### DIRECTION
The lines to extract run from the first line of the entries through the line that contains "import plotly.graph_objects as go"; reproduce exactly those lines and no others.

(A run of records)
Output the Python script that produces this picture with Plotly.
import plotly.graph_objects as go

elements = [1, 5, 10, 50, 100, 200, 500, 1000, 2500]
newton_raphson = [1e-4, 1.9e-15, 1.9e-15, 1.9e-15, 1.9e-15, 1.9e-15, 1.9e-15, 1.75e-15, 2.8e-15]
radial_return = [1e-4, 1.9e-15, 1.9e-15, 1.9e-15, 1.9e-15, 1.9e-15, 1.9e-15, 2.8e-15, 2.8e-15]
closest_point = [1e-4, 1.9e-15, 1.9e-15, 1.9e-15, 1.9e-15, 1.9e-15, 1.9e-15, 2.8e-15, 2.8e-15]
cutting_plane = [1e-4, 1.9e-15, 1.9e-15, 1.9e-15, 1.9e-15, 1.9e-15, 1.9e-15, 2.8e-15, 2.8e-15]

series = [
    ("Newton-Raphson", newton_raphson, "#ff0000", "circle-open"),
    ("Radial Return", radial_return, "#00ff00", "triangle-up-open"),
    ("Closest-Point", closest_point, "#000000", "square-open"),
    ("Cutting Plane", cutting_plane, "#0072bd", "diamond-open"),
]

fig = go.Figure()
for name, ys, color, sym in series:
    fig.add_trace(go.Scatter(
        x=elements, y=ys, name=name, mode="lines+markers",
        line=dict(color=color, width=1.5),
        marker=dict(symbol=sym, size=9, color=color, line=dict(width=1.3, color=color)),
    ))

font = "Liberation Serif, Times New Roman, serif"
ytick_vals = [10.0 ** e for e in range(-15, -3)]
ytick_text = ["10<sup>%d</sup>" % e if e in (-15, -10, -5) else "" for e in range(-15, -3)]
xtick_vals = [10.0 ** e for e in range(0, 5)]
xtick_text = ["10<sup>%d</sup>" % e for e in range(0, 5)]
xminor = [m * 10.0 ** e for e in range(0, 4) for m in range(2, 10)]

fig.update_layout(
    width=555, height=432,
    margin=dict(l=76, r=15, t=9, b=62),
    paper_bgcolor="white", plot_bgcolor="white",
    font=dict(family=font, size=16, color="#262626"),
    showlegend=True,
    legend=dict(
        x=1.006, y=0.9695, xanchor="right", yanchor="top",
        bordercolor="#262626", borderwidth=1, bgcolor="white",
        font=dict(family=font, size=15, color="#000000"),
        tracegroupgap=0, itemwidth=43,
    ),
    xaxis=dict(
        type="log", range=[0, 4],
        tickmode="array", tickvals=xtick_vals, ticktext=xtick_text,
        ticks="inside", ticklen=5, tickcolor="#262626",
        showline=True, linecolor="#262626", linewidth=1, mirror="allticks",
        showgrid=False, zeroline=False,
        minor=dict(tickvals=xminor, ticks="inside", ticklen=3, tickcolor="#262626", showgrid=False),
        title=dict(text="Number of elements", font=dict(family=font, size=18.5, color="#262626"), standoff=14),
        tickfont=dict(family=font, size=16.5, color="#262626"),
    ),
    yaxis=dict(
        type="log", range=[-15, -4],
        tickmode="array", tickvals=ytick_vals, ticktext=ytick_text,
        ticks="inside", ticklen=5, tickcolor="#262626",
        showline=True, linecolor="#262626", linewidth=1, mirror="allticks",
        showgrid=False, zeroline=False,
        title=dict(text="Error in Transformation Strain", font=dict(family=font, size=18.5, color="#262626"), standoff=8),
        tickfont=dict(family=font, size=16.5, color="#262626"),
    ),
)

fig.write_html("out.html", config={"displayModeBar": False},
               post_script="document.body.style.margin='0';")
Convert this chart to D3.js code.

### EXERCISE OUTPUT
Output the Python script that produces this picture with Plotly.
import plotly.graph_objects as go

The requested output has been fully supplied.